'''

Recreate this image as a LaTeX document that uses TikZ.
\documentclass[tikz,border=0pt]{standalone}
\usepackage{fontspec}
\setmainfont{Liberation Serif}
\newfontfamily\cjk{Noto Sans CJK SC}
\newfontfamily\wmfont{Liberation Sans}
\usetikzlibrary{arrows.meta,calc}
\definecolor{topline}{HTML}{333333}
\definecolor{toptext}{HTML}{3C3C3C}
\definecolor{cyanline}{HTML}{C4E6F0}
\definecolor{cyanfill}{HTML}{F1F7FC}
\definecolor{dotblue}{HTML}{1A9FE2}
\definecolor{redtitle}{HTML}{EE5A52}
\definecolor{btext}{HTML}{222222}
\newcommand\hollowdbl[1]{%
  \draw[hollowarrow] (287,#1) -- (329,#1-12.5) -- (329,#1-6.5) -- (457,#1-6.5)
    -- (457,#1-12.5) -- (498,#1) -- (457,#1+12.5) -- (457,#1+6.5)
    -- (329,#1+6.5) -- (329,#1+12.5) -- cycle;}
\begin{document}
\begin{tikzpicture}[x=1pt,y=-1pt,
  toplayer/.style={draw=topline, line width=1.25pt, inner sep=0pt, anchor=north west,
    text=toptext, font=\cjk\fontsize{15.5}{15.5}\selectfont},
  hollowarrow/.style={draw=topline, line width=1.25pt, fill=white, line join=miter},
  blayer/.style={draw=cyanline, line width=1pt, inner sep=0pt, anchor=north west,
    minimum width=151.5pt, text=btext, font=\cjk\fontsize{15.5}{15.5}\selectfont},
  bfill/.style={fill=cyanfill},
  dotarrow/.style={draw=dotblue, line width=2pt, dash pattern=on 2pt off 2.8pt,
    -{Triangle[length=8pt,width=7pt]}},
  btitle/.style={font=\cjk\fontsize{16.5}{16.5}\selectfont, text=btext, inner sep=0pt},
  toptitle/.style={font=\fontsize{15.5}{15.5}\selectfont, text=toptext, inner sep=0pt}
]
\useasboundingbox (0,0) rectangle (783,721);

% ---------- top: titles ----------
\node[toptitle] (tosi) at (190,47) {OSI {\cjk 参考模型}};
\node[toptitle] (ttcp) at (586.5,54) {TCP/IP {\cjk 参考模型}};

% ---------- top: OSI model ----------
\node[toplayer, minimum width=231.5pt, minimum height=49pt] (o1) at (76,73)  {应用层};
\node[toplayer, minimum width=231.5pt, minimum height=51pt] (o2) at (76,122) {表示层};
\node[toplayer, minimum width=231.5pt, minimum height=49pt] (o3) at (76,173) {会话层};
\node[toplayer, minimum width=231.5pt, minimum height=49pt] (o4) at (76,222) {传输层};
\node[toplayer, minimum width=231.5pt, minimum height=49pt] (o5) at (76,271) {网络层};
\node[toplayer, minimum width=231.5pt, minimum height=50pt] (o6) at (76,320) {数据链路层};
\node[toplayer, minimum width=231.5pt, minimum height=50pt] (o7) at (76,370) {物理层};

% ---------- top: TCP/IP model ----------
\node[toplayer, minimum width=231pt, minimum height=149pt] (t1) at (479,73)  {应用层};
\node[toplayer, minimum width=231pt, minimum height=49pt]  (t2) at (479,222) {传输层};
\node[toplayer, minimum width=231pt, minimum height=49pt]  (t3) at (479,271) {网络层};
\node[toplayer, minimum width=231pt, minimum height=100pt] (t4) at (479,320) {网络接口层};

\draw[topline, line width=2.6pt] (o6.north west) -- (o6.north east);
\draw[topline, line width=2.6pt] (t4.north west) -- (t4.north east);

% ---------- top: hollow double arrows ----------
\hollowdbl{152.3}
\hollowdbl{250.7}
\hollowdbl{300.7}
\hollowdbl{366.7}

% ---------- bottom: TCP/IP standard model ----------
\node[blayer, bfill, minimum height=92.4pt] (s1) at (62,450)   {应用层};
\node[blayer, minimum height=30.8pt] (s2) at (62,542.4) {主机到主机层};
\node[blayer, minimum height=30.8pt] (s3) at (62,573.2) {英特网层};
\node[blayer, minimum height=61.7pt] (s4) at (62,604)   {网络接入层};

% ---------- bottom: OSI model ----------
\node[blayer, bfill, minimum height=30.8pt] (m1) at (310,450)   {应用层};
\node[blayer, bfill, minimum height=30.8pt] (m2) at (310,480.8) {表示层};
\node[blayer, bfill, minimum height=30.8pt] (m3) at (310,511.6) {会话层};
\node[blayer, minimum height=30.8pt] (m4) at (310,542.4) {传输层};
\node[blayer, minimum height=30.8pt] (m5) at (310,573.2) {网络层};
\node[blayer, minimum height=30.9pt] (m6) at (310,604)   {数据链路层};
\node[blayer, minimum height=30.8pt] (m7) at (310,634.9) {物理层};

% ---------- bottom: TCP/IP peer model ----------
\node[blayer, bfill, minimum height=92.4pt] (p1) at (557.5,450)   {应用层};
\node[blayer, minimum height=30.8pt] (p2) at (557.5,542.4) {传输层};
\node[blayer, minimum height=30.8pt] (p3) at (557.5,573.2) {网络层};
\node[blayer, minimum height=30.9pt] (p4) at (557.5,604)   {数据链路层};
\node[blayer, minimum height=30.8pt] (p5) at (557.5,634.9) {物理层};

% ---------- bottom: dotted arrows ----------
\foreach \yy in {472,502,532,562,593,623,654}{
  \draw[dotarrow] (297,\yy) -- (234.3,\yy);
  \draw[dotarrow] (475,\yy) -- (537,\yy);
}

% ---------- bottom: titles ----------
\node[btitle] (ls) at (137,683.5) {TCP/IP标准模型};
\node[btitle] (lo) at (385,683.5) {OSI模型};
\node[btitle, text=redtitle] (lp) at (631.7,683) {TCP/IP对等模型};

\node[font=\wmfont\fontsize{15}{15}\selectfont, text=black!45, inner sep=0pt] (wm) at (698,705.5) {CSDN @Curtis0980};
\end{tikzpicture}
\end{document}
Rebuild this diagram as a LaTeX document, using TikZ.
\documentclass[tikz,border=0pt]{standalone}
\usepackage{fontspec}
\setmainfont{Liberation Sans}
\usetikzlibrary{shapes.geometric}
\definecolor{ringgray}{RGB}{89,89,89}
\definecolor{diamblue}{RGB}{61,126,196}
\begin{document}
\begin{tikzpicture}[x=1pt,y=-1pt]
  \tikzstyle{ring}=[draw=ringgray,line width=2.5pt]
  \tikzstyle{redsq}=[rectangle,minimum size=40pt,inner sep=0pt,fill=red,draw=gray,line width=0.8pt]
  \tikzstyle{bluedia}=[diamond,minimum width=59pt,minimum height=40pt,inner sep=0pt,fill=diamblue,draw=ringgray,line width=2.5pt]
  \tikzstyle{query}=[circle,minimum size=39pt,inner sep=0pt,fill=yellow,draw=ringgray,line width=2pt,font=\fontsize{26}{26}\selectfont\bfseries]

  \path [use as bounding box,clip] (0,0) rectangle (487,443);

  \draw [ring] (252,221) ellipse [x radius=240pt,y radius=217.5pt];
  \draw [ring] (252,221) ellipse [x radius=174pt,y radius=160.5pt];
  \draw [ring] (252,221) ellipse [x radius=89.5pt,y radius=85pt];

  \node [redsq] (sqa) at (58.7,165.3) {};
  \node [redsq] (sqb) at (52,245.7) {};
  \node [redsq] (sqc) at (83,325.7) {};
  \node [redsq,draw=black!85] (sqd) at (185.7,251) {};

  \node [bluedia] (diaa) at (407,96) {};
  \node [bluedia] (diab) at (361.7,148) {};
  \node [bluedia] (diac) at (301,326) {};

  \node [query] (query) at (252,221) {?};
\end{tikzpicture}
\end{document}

'''
'''

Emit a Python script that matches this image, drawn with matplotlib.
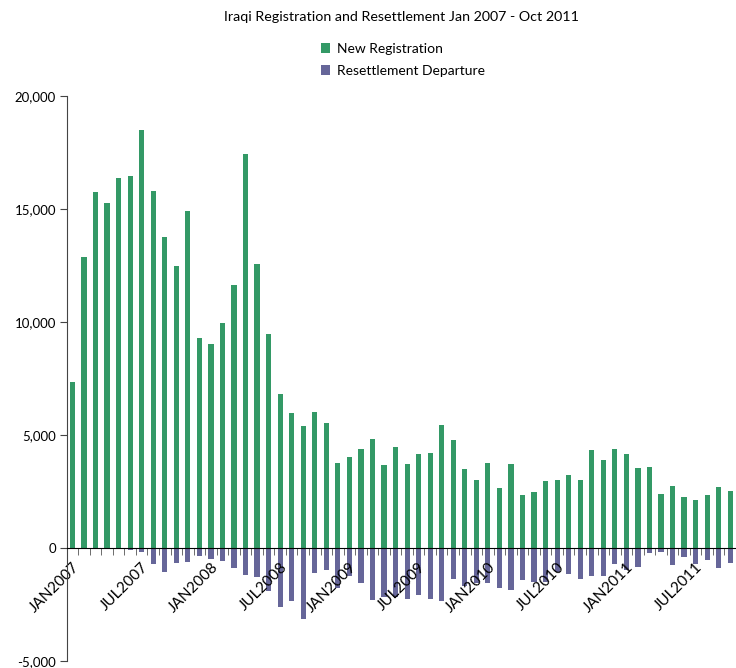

'''
'''

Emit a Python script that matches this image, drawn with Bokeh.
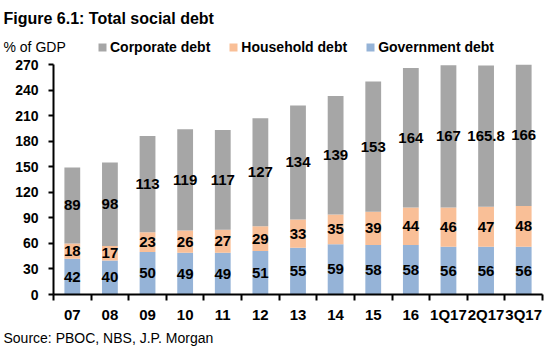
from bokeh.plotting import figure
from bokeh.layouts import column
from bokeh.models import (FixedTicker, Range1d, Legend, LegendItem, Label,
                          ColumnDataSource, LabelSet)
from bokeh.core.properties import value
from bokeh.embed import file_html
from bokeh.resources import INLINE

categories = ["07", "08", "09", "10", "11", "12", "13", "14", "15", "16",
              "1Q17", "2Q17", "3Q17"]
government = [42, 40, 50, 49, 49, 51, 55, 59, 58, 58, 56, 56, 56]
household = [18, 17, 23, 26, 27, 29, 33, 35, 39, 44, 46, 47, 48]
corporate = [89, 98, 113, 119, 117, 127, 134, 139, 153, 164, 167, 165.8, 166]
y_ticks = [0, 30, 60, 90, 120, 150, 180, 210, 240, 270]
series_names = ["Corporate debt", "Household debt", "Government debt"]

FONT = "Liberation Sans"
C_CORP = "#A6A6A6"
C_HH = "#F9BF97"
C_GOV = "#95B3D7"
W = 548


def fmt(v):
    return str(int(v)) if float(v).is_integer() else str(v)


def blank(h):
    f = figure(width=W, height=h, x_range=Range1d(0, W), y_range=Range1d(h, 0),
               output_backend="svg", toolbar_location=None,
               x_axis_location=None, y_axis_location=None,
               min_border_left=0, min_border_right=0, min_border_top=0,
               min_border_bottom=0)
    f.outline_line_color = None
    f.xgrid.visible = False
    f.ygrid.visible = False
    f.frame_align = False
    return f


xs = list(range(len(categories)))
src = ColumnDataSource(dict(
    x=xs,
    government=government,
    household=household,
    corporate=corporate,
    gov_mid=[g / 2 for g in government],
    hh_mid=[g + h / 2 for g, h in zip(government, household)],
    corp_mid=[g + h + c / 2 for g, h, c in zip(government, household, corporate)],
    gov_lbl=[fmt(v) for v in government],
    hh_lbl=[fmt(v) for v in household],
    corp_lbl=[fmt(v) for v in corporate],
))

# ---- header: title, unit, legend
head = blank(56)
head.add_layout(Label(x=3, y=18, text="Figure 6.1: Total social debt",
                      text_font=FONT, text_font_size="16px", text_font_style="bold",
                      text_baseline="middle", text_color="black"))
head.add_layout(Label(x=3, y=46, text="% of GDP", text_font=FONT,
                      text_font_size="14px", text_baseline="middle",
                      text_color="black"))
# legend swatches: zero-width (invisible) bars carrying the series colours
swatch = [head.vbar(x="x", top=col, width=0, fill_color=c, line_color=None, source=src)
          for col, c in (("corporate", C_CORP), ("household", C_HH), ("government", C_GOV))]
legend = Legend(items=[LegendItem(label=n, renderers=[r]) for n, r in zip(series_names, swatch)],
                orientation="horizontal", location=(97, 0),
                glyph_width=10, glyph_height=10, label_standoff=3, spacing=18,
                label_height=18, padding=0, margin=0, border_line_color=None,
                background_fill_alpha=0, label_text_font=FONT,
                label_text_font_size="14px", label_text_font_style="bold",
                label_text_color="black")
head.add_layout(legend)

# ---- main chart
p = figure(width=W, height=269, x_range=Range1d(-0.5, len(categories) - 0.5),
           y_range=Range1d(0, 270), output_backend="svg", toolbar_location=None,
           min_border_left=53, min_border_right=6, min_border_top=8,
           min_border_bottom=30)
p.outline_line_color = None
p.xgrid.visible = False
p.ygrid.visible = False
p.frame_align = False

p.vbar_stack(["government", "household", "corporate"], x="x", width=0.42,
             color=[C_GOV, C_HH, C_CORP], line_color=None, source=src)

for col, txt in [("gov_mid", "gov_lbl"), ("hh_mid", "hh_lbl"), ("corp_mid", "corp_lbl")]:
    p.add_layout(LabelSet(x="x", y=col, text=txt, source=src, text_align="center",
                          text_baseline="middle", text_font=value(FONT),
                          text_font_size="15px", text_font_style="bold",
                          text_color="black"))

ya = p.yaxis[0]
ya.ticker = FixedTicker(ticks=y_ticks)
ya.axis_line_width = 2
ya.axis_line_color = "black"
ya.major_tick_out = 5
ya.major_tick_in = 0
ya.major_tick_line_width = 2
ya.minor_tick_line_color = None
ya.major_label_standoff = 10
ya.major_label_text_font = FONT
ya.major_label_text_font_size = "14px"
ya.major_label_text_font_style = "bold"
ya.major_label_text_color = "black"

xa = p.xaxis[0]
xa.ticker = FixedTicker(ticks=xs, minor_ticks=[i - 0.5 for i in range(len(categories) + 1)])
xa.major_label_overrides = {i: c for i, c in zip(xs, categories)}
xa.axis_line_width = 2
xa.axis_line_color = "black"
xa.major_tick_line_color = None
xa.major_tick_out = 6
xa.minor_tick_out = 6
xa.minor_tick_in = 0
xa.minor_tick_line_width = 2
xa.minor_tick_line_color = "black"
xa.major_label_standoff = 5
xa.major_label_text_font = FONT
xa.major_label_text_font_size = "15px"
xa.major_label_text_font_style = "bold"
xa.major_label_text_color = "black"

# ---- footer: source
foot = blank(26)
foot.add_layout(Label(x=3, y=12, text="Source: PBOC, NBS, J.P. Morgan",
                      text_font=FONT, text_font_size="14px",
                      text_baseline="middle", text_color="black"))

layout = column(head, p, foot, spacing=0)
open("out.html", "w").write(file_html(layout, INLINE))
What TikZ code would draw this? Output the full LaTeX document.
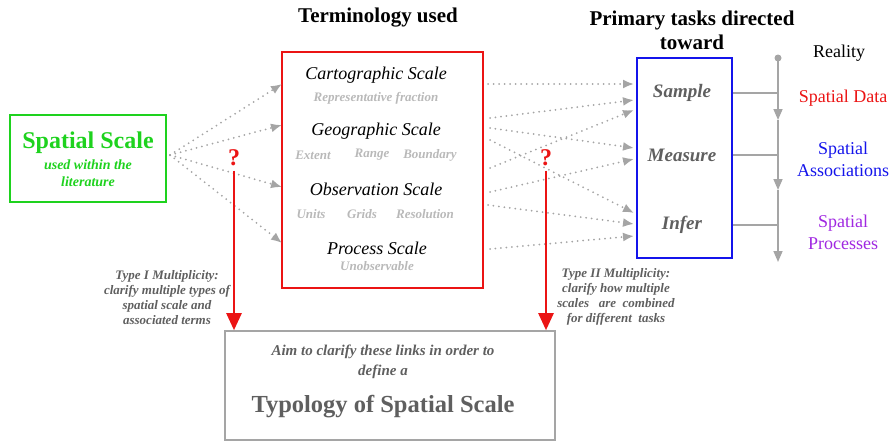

'''

Give again, word for word, the part that opens with the line containing "Emit a Python script that matches this image, drawn with Bokeh." and closes with the one containing "from bokeh.resources import INLINE". Include both of those lines and skip all pictures.

Emit a Python script that matches this image, drawn with Bokeh.
from bokeh.plotting import figure
from bokeh.layouts import column
from bokeh.models import (FixedTicker, Range1d, Legend, LegendItem, Label,
                          ColumnDataSource, LabelSet)
from bokeh.core.properties import value
from bokeh.embed import file_html
from bokeh.resources import INLINE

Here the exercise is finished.